Wednesday Scripture - Ruth 4:13,17 So Boaz took Ruth and she became his wife. When they came together, the Lord made her conceive, and she bore a son. 17 The women of the neighborhood gave him a name, saying, “A son has been born to Naomi.” They named him Obed; he became the father of Jesse, the father of David.
The very short story of Ruth and Biblical book it is contained in is rich with social themes that speak to our current experience. Let's take a look today. Ruth is the story of poverty. Naomi, who becomes Ruth's mother-in-law, and her family are forced to leave their homeland of Bethlehem in Judah due to a famine. They go to Moab. In Moab Naomi's husband and son's die and once again, she and her daughters-in-law are impoverished which no one to care or provide for them. Naomi and Ruth go back to Bethlehem and Ruth goes to work gleaning in the fields. This is the work of the impoverished, of those who struggle to find food.
As you have no doubt began to notice, Ruth is the story of refugees. Naomie and her family are forced to move because of famine. They move to Moab. The Moabites and Israelites have been enemies for generations. So Naomi is forced to go to a land where she will not be welcome, in order to survive. When the husband and son's die, Ruth CHOOSES to become a refugee herself. She will not abandon her mother-in-law, but instead becomes the despised and rejected outsider in Judah in order to care for her mother-in-law.
When Ruth and Naomi arrive in Bethlehem and Ruth begins to glean the fields, we see, like in yesterday's story, the perspective of women. Without husbands or grown sons to provide for or protect them, Ruth and Naomi are particularly vulnerable. Ruth gleans in fields belonging to Boaz. And the first thing Boaz does when he sees Ruth at work is to warn his male workers not to 'bother' her. He then goes to Ruth and offers sanctuary to Ruth among his workers and warns her not to work anywhere else. It might not be same for an unmarried foreign woman. There is little doubt in my mind that no small part of Boaz's concern is sexual violence. Boaz sees the world through Ruth's eyes. Miraculously he can enter into her perspective and understands the dangers to her as a foreign woman.

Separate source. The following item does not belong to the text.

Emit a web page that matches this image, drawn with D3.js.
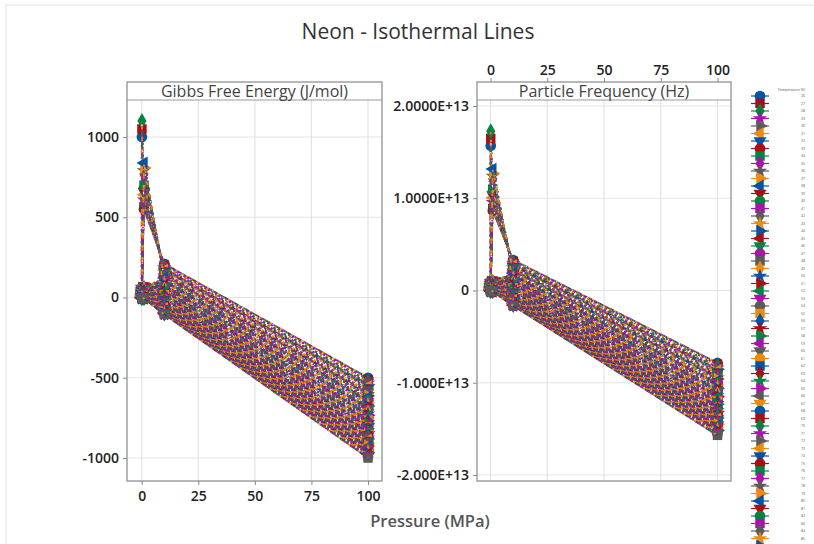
<!DOCTYPE html>
<html><head><meta charset="utf-8">
<script src="https://cdn.jsdelivr.net/npm/d3@7"></script>
<style>html,body{margin:0;padding:0;background:#fff;overflow:hidden}svg{display:block}text{font-family:"Open Sans","Noto Sans",sans-serif}</style>
</head><body><div id="chart"></div>
<script>
const temperatures = [26,27,28,29,30,31,32,33,34,35,36,37,38,39,40,41,42,43,44,45,46,47,48,49,50,51,52,53,54,55,56,57,58,59,60,61,62,63,64,65,66,67,68,69,70,71,72,73,74,75,76,77,78,79,80,81,82,83,84,85,86,87,88,89,90];
const pressures = [0.05,0.1,1,10,100];
const xTicks = [0,25,50,75,100];
const gibbsTicks = [1000,500,0,-500,-1000];
const freqTicks = [2,1,0,-1,-2];
const freqTickLabels = ["2.0000E+13","1.0000E+13","0","-1.000E+13","-2.000E+13"];

const gibbsP005 = [12,12,11,11,11,10,10,10,9,9,9,8,8,8,7,7,7,6,6,6,5,5,5,5,4,4,4,4,3,3,3,3,2,2,2,2,1,1,1,1,1,0,0,0,0,0,-1,-1,-1,-1,-1,-2,-2,-2,-2,-2,-3,-3,-3,-3,-3,-4,-4,-4,-4];
const gibbsP01 = [1000,1050,1100,62,60,58,56,54,52,50,49,47,46,44,43,41,40,38,37,35,34,33,31,30,29,28,26,25,24,23,22,21,20,19,18,17,16,15,14,13,12,11,10,10,9,8,7,6,6,5,4,4,3,2,2,1,0,0,-1,-1,-1,-2,-2,-2,-2];
const gibbsP1 = [550,565,580,608,620,640,660,680,700,770,790,810,838,70,67,65,62,60,57,55,53,50,48,46,44,42,40,38,36,34,32,30,28,27,25,23,22,20,18,17,15,14,12,11,9,8,7,5,4,3,2,1,0,-1,-1,-2,-3,-3,-4,-5,-5,-5,-5,-6,-6];
const gibbsP10 = [210,202,194,186,179,171,164,156,149,142,135,128,121,114,107,101,94,88,81,75,69,63,57,51,45,39,34,28,23,17,12,7,2,-3,-8,-13,-18,-23,-28,-33,-37,-42,-46,-51,-55,-60,-64,-68,-72,-76,-80,-84,-87,-90,-92,-94,-96,-98,-99,-100,-101,-102,-103,-104,-105];
const gibbsP100 = [-500,-511,-522,-533,-543,-554,-564,-574,-584,-594,-603,-613,-622,-631,-640,-649,-658,-667,-676,-684,-693,-701,-709,-717,-725,-733,-741,-749,-756,-764,-771,-779,-786,-793,-800,-807,-814,-821,-828,-835,-842,-849,-855,-862,-868,-875,-881,-888,-894,-900,-907,-913,-919,-925,-931,-937,-943,-949,-955,-961,-968,-975,-983,-991,-1000];

// Particle frequency, in units of 1E+13 Hz
const freqP005 = [.019,.019,.017,.017,.017,.016,.016,.016,.014,.014,.014,.013,.013,.013,.011,.011,.011,.009,.009,.009,.008,.008,.008,.008,.006,.006,.006,.006,.005,.005,.005,.005,.003,.003,.003,.003,.002,.002,.002,.002,.002,0,0,0,0,0,-.002,-.002,-.002,-.002,-.002,-.003,-.003,-.003,-.003,-.003,-.005,-.005,-.005,-.005,-.005,-.006,-.006,-.006,-.006];
const freqP01 = [1.570,1.649,1.727,.097,.094,.091,.088,.085,.082,.079,.077,.074,.072,.069,.068,.064,.063,.060,.058,.055,.053,.052,.049,.047,.046,.044,.041,.039,.038,.036,.035,.033,.031,.030,.028,.027,.025,.024,.022,.020,.019,.017,.016,.016,.014,.013,.011,.009,.009,.008,.006,.006,.005,.003,.003,.002,0,0,-.002,-.002,-.002,-.003,-.003,-.003,-.003];
const freqP1 = [.864,.887,.911,.955,.973,1.005,1.036,1.068,1.099,1.209,1.240,1.272,1.316,.110,.105,.102,.097,.094,.089,.086,.083,.079,.075,.072,.069,.066,.063,.060,.057,.053,.050,.047,.044,.042,.039,.036,.035,.031,.028,.027,.024,.022,.019,.017,.014,.013,.011,.008,.006,.005,.003,.002,0,-.002,-.002,-.003,-.005,-.005,-.006,-.008,-.008,-.008,-.008,-.009,-.009];
const freqP10 = [.330,.317,.305,.292,.281,.268,.257,.245,.234,.223,.212,.201,.190,.179,.168,.159,.148,.138,.127,.118,.108,.099,.089,.080,.071,.061,.053,.044,.036,.027,.019,.011,.003,-.005,-.013,-.020,-.028,-.036,-.044,-.052,-.058,-.066,-.072,-.080,-.086,-.094,-.100,-.107,-.113,-.119,-.126,-.132,-.137,-.141,-.144,-.148,-.151,-.154,-.155,-.157,-.159,-.160,-.162,-.163,-.165];
const freqP100 = [-.785,-.802,-.820,-.837,-.853,-.870,-.885,-.901,-.917,-.933,-.947,-.962,-.977,-.991,-1.005,-1.019,-1.033,-1.047,-1.061,-1.074,-1.088,-1.101,-1.113,-1.126,-1.138,-1.151,-1.163,-1.176,-1.187,-1.199,-1.210,-1.223,-1.234,-1.245,-1.256,-1.267,-1.278,-1.289,-1.300,-1.311,-1.322,-1.333,-1.342,-1.353,-1.363,-1.374,-1.383,-1.394,-1.404,-1.413,-1.424,-1.433,-1.443,-1.452,-1.462,-1.471,-1.481,-1.490,-1.499,-1.509,-1.520,-1.531,-1.543,-1.556,-1.570];

const colors = ["#0054A6","#A70F15","#008540","#AE10AE","#5A5A5A","#EE8A10"];
const markers = [
  {t:d3.symbolCircle,r:0,s:90},{t:d3.symbolSquare,r:0,s:90},{t:d3.symbolDiamond,r:0,s:72},
  {t:d3.symbolStar,r:0,s:64},{t:d3.symbolTriangle,r:90,s:72},{t:d3.symbolTriangle,r:-90,s:72},{t:d3.symbolTriangle,r:180,s:72}
];

const W=814,H=544;
const svg=d3.select("#chart").append("svg").attr("width",W).attr("height",H);
svg.append("rect").attr("width",W).attr("height",H).attr("fill","#fff");
svg.append("rect").attr("x",6).attr("y",5).attr("width",W+50).attr("height",H+50).attr("fill","#fff").attr("stroke","#ececec").attr("stroke-width",1.5);

svg.append("text").attr("x",418).attr("y",39).attr("text-anchor","middle").attr("font-size",21).attr("font-weight",500).attr("fill","#333").text("Neon - Isothermal Lines");
svg.append("text").attr("x",430).attr("y",527).attr("text-anchor","middle").attr("font-size",16.5).attr("font-weight",600).attr("fill","#555").text("Pressure (MPa)");

function panel(cfg){
  const {left,right,xRange,yRange,yDomain,columns,yTicks,yFmt,title,xSide,id}=cfg;
  const top=82,stripBottom=100,bottom=481;
  const x=d3.scaleLinear().domain([0,100]).range(xRange);
  const y=d3.scaleLinear().domain(yDomain).range(yRange);
  const g=svg.append("g");
  const clip="clip"+id;
  svg.append("clipPath").attr("id",clip).append("rect").attr("x",left).attr("y",stripBottom).attr("width",right-left).attr("height",bottom-stripBottom);
  g.append("g").selectAll("line").data(xTicks).join("line").attr("x1",d=>x(d)).attr("x2",d=>x(d)).attr("y1",stripBottom).attr("y2",bottom).attr("stroke","#e3e3e3").attr("stroke-width",1.2);
  g.append("g").selectAll("line").data(yTicks).join("line").attr("y1",d=>y(d)).attr("y2",d=>y(d)).attr("x1",left).attr("x2",right).attr("stroke","#e3e3e3").attr("stroke-width",1.2);
  const line=d3.line().x(d=>x(d[0])).y(d=>y(d[1]));
  const plot=g.append("g").attr("clip-path",`url(#${clip})`);
  const series=temperatures.map((t,i)=>pressures.map((p,k)=>[p,columns[k][i]]));
  const n=temperatures.length;
  series.forEach((s,i)=>{
    const c=colors[i%6], m=markers[i%7];
    const gs=plot.append("g");
    gs.selectAll("path.m").data(s).join("path").attr("class","m")
      .attr("d",d3.symbol().type(m.t).size(m.s))
      .attr("transform",d=>`translate(${x(d[0])},${y(d[1])}) rotate(${m.r})`)
      .attr("fill",c);
    const d=line(s);
    colors.forEach((col,k)=>{
      gs.append("path").attr("d",d).attr("fill","none").attr("stroke",col).attr("stroke-width",1.9)
        .attr("stroke-dasharray","2 10").attr("stroke-dashoffset",(((k*(1+i%5))%6)*2+i*3.7)%12);
    });
    if(i<38){
      gs.append("path").attr("d",d).attr("fill","none").attr("stroke","#fff").attr("stroke-width",1.1)
        .attr("stroke-dasharray","1.4 33").attr("stroke-dashoffset",i%3);
    }
    if(i<n-3){
      colors.forEach((col,k)=>{
        gs.selectAll("line.b"+k).data(s.slice(3)).join("line").attr("class","b"+k)
          .attr("x1",d=>x(d[0])-5.5).attr("x2",d=>x(d[0])+5.5).attr("y1",d=>y(d[1])).attr("y2",d=>y(d[1]))
          .attr("stroke",col).attr("stroke-width",1.5).attr("stroke-dasharray","2 10").attr("stroke-dashoffset",(((k*(1+i%5))%6)*2+i*3)%12);
      });
    }
  });
  g.append("rect").attr("x",left).attr("y",top).attr("width",right-left).attr("height",bottom-top).attr("fill","none").attr("stroke","#999").attr("stroke-width",1.4);
  g.append("line").attr("x1",left).attr("x2",right).attr("y1",stripBottom).attr("y2",stripBottom).attr("stroke","#999").attr("stroke-width",1.2);
  g.append("text").attr("x",(left+right)/2).attr("y",97).attr("text-anchor","middle").attr("font-size",16).attr("font-weight",500).attr("fill","#444").text(title);
  const ay=d3.axisLeft(y).tickValues(yTicks).tickSize(4).tickPadding(4).tickFormat(yFmt);
  const gy=g.append("g").attr("transform",`translate(${left},0)`).call(ay);
  const ax=(xSide==="bottom"?d3.axisBottom(x):d3.axisTop(x)).tickValues(xTicks).tickSize(4).tickPadding(xSide==="bottom"?6:3);
  const gx=g.append("g").attr("transform",`translate(0,${xSide==="bottom"?bottom:top})`).call(ax);
  [gx,gy].forEach(a=>{
    a.select(".domain").remove();
    a.selectAll("line").attr("stroke","#888");
    a.selectAll("text").attr("font-size",14).attr("font-weight",600).attr("fill","#222").style("font-family",'"Open Sans","Noto Sans",sans-serif');
  });
}

panel({id:"a",left:127,right:382,xRange:[141.7,368],yRange:[137,458],yDomain:[1000,-1000],
  columns:[gibbsP005,gibbsP01,gibbsP1,gibbsP10,gibbsP100],yTicks:gibbsTicks,yFmt:d=>String(d),
  title:"Gibbs Free Energy (J/mol)",xSide:"bottom"});
panel({id:"b",left:477,right:731,xRange:[490.5,717.5],yRange:[106,475],yDomain:[2,-2],
  columns:[freqP005,freqP01,freqP1,freqP10,freqP100],yTicks:freqTicks,yFmt:(d,i)=>freqTickLabels[i],
  title:"Particle Frequency (Hz)",xSide:"top"});

const legend=svg.append("g");
const ly=d3.scaleLinear().domain([0,1]).range([96,103.5]);
legend.append("text").attr("x",805).attr("y",90.5).attr("text-anchor","end").attr("font-size",3.6).attr("fill","#555").text("Temperature (K)");
temperatures.forEach((t,i)=>{
  const yy=ly(i), m=markers[i%7], c=colors[i%6];
  legend.append("line").attr("x1",751).attr("x2",769).attr("y1",yy).attr("y2",yy).attr("stroke",c).attr("stroke-width",1.2);
  legend.append("path").attr("d",d3.symbol().type(m.t).size(m.s)()).attr("transform",`translate(760,${yy}) rotate(${m.r})`).attr("fill",c);
  if(yy<540) legend.append("text").attr("x",805).attr("y",yy+1.2).attr("text-anchor","end").attr("font-size",3.4).attr("fill","#555").text(t);
});
</script></body></html>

The story of Ruth and Naomi is not just about their struggle and their suffering. There is much to celebrate about their lives and their experience. There is the solidarity that Ruth shows Naomi that we respect and admire. There is the courage both women show, in risking life in foreign and unfriendly territories in order to provide a better life for their families. We see hard work on Ruth's part in the fields each day. And there is the humble agency she shows in going to Boaz and suggesting they marry. She is not manipulative or coercive, but she is strong and assertive and that is something to celebrate. Which brings us to today's verse. All of this trauma and stress, loss, and struggle, results in the birth of the father of David. Women's struggle, women's strength, and character in the midst of trauma, is celebrated as that which brings about the birth of a King. Israel's future lies in the experiences of those most often ignored, unknown, even abused. Their lives lead to life for the people of Israel. And that is something to celebrate.